Could Lucie be a role model? Potentially, says everybody. That’s one of the reasons she was recruited to Igloolik—she fits in, almost too well. But she lives too hard, fights like a southerner with the administration, and the kids I meet on the street regard her with equal parts curiosity, awe and terror. “Onstage she’s a role model,” says Artcirq owner Guillaume Saladin. “But she needs to get back to her music.”


I saw Lucie play just once in the five months I lived with her in the municipal housing she shared with Thomasie and her handful of lapdogs. She had a guest from out of town who’d begged her to sing. She pulled her guitar out from under her bed, poured a cup of homebrewed wine and perched her bare feet on the living room coffee table.
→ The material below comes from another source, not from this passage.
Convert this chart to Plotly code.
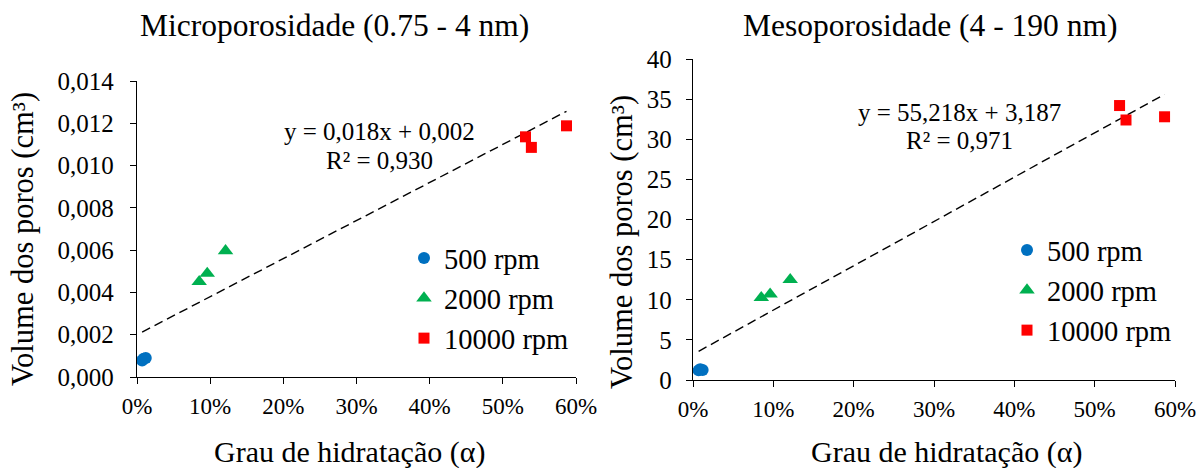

It was the fastest, shortest set I’d ever heard—a couple covers and she was resolutely done. But in those few minutes she played, she was gone—out of Igloolik, out of Nunavut, out of any place or question of culture. She didn’t sing; her smoky voice snarled. No one asked questions, no one dared ask for more, and then she clamped her guitar back into its case still humming.

Since then, she’s performed publicly on several occasions, in Ottawa, Iqaluit, Toronto and Igloolik, (as a condition of her contract with the hamlet, she’s allowed to pursue her music career) always with Thomasie at her side. There was a 10-year hiatus between her first and second album, and she says she doesn’t push herself when she’s not inspired. When it comes, it comes.

Is she hiding out, running away, or actually following her destiny, however un-ambitious, of office work after 40? It’s a transition that could probably only happen in Nunavut, and one that in a way actually characterizes Nunavut: a young place with relatively few people to try out many, many hats. “Really, as a musician, you’re running your own small business,” Lucie insists. “So music to economic development wasn’t really such a huge shift.”

This past March, she said, “I started writing again … A couple songs, just the verses, but it’s the first time in a while I’ve felt like writing anything.”

A month later, her excitement has waned a bit, but she’s still working out one song. “It’s partly in English and partly in Inuktitut and it’s a conversation that a woman is having with a man. It’s pretty lusty … But I haven’t worked on it for a couple weeks.”

What’s been getting in the way? Health travel, visiting family, a broken patella. “Last week my house got broken into, so insurance claims, cleaning up, dealing with police reports.” And recently she’s fallen in love again, with retired broadcaster Abraham Tagalik, “so that’s been nice,” she says. “Life stuff.”